AIM OF THE TASK
Return the material exactly as supplied, apart from the pictures, which are omitted.

GIVEN MATERIAL
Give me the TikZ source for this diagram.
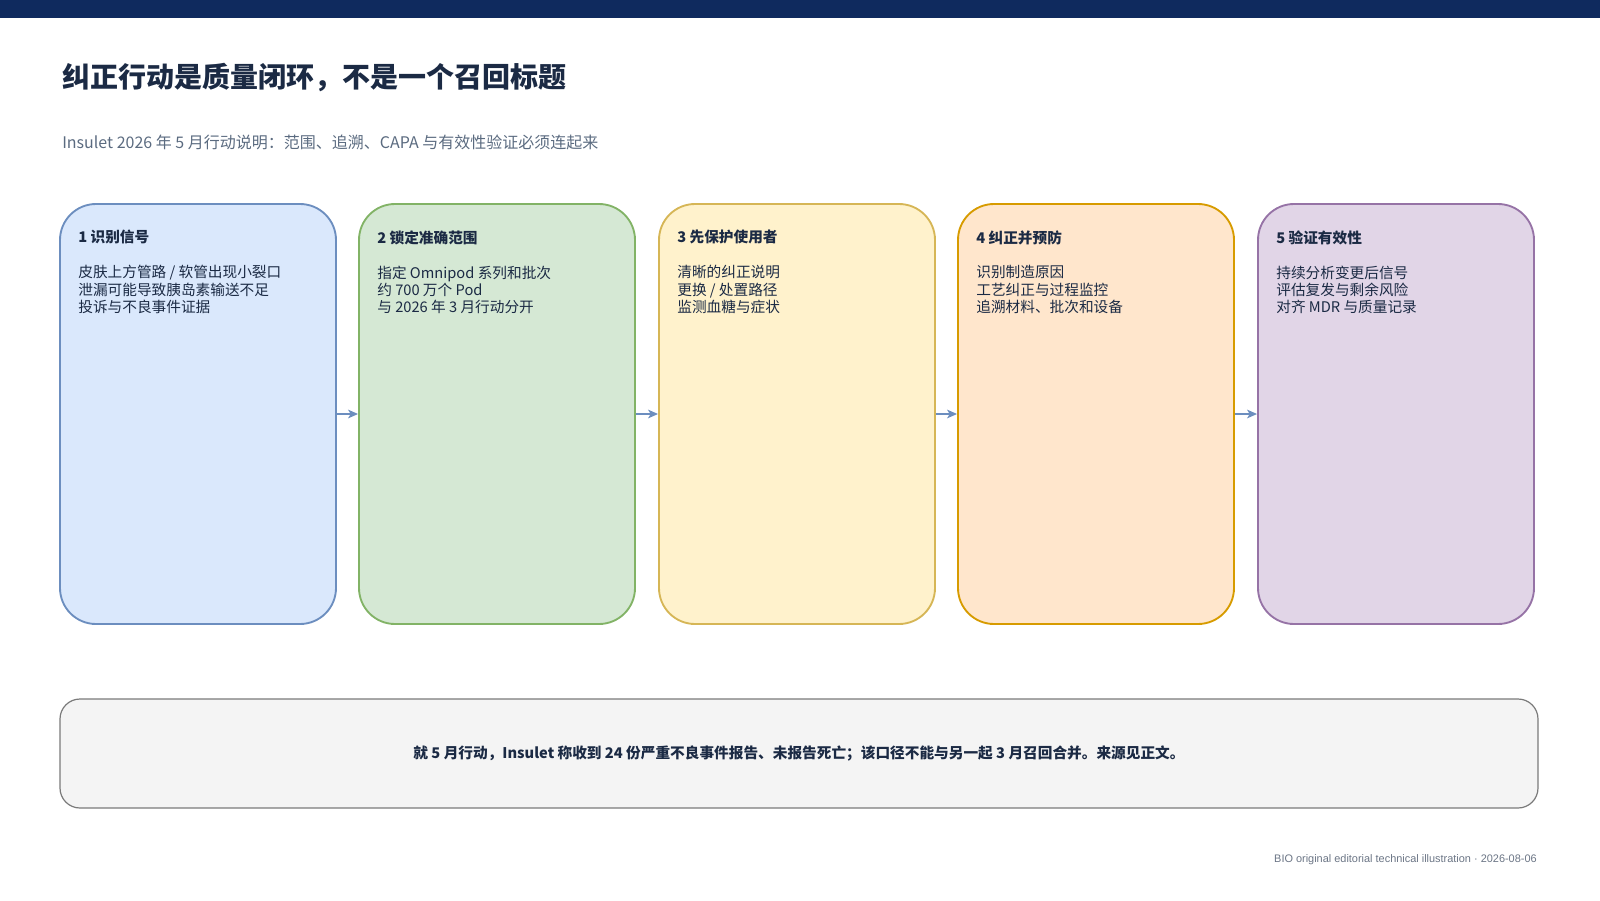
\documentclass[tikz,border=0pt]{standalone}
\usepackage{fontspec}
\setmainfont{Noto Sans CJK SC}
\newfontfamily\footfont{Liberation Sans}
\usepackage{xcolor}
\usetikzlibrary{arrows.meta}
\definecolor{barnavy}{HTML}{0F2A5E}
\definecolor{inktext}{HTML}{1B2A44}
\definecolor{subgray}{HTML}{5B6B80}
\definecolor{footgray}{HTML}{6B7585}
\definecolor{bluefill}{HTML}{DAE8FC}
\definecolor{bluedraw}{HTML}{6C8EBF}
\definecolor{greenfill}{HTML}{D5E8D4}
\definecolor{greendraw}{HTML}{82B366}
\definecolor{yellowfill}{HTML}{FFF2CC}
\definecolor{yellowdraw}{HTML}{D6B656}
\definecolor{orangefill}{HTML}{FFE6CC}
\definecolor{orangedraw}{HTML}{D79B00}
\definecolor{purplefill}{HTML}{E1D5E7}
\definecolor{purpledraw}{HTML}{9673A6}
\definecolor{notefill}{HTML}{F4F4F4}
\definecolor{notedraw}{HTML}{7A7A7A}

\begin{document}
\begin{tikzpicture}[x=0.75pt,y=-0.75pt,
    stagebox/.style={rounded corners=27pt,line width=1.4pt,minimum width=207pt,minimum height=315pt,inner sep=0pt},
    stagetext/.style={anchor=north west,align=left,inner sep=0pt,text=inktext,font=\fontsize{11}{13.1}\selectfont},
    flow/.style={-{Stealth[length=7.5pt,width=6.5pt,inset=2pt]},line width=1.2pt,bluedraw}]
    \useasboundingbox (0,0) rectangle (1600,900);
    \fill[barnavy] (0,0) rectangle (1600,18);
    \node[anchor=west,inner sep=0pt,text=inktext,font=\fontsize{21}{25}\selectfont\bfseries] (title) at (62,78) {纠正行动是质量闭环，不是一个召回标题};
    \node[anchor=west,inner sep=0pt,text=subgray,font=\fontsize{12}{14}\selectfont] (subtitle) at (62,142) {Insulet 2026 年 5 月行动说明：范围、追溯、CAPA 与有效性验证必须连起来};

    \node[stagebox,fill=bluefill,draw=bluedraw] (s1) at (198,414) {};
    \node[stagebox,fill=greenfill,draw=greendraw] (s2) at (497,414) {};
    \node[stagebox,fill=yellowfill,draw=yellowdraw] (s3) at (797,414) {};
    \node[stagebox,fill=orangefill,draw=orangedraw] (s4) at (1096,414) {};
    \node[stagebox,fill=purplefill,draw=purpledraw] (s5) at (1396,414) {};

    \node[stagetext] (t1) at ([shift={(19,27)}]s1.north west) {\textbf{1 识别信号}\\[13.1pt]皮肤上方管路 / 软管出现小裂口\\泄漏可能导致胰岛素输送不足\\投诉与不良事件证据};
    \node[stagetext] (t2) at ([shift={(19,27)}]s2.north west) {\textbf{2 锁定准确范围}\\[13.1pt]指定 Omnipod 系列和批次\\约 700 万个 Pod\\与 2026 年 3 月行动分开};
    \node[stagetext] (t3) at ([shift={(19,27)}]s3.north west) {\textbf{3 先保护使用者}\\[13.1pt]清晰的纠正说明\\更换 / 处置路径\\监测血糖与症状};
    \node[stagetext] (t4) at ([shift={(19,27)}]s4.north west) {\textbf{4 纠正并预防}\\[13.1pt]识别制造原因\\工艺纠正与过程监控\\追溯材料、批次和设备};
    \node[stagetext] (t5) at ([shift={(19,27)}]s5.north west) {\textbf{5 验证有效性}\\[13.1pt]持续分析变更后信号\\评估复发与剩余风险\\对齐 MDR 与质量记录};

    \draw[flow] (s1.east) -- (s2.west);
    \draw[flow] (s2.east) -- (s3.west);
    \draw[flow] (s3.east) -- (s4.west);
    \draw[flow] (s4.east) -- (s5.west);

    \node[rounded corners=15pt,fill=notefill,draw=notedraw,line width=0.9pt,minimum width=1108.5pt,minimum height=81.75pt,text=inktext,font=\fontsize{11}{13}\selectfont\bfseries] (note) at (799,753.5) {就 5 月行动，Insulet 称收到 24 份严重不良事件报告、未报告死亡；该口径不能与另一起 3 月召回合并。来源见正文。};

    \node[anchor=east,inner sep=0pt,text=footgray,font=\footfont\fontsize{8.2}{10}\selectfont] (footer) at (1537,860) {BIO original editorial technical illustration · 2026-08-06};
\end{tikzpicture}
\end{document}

WORKED ANSWER
Give me the TikZ source for this diagram.
\documentclass[tikz,border=0pt]{standalone}
\usepackage{fontspec}
\setmainfont{Noto Sans CJK SC}
\newfontfamily\footfont{Liberation Sans}
\usepackage{xcolor}
\usetikzlibrary{arrows.meta}
\definecolor{barnavy}{HTML}{0F2A5E}
\definecolor{inktext}{HTML}{1B2A44}
\definecolor{subgray}{HTML}{5B6B80}
\definecolor{footgray}{HTML}{6B7585}
\definecolor{bluefill}{HTML}{DAE8FC}
\definecolor{bluedraw}{HTML}{6C8EBF}
\definecolor{greenfill}{HTML}{D5E8D4}
\definecolor{greendraw}{HTML}{82B366}
\definecolor{yellowfill}{HTML}{FFF2CC}
\definecolor{yellowdraw}{HTML}{D6B656}
\definecolor{orangefill}{HTML}{FFE6CC}
\definecolor{orangedraw}{HTML}{D79B00}
\definecolor{purplefill}{HTML}{E1D5E7}
\definecolor{purpledraw}{HTML}{9673A6}
\definecolor{notefill}{HTML}{F4F4F4}
\definecolor{notedraw}{HTML}{7A7A7A}

\begin{document}
\begin{tikzpicture}[x=0.75pt,y=-0.75pt,
    stagebox/.style={rounded corners=27pt,line width=1.4pt,minimum width=207pt,minimum height=315pt,inner sep=0pt},
    stagetext/.style={anchor=north west,align=left,inner sep=0pt,text=inktext,font=\fontsize{11}{13.1}\selectfont},
    flow/.style={-{Stealth[length=7.5pt,width=6.5pt,inset=2pt]},line width=1.2pt,bluedraw}]
    \useasboundingbox (0,0) rectangle (1600,900);
    \fill[barnavy] (0,0) rectangle (1600,18);
    \node[anchor=west,inner sep=0pt,text=inktext,font=\fontsize{21}{25}\selectfont\bfseries] (title) at (62,78) {纠正行动是质量闭环，不是一个召回标题};
    \node[anchor=west,inner sep=0pt,text=subgray,font=\fontsize{12}{14}\selectfont] (subtitle) at (62,142) {Insulet 2026 年 5 月行动说明：范围、追溯、CAPA 与有效性验证必须连起来};

    \node[stagebox,fill=bluefill,draw=bluedraw] (s1) at (198,414) {};
    \node[stagebox,fill=greenfill,draw=greendraw] (s2) at (497,414) {};
    \node[stagebox,fill=yellowfill,draw=yellowdraw] (s3) at (797,414) {};
    \node[stagebox,fill=orangefill,draw=orangedraw] (s4) at (1096,414) {};
    \node[stagebox,fill=purplefill,draw=purpledraw] (s5) at (1396,414) {};

    \node[stagetext] (t1) at ([shift={(19,27)}]s1.north west) {\textbf{1 识别信号}\\[13.1pt]皮肤上方管路 / 软管出现小裂口\\泄漏可能导致胰岛素输送不足\\投诉与不良事件证据};
    \node[stagetext] (t2) at ([shift={(19,27)}]s2.north west) {\textbf{2 锁定准确范围}\\[13.1pt]指定 Omnipod 系列和批次\\约 700 万个 Pod\\与 2026 年 3 月行动分开};
    \node[stagetext] (t3) at ([shift={(19,27)}]s3.north west) {\textbf{3 先保护使用者}\\[13.1pt]清晰的纠正说明\\更换 / 处置路径\\监测血糖与症状};
    \node[stagetext] (t4) at ([shift={(19,27)}]s4.north west) {\textbf{4 纠正并预防}\\[13.1pt]识别制造原因\\工艺纠正与过程监控\\追溯材料、批次和设备};
    \node[stagetext] (t5) at ([shift={(19,27)}]s5.north west) {\textbf{5 验证有效性}\\[13.1pt]持续分析变更后信号\\评估复发与剩余风险\\对齐 MDR 与质量记录};

    \draw[flow] (s1.east) -- (s2.west);
    \draw[flow] (s2.east) -- (s3.west);
    \draw[flow] (s3.east) -- (s4.west);
    \draw[flow] (s4.east) -- (s5.west);

    \node[rounded corners=15pt,fill=notefill,draw=notedraw,line width=0.9pt,minimum width=1108.5pt,minimum height=81.75pt,text=inktext,font=\fontsize{11}{13}\selectfont\bfseries] (note) at (799,753.5) {就 5 月行动，Insulet 称收到 24 份严重不良事件报告、未报告死亡；该口径不能与另一起 3 月召回合并。来源见正文。};

    \node[anchor=east,inner sep=0pt,text=footgray,font=\footfont\fontsize{8.2}{10}\selectfont] (footer) at (1537,860) {BIO original editorial technical illustration · 2026-08-06};
\end{tikzpicture}
\end{document}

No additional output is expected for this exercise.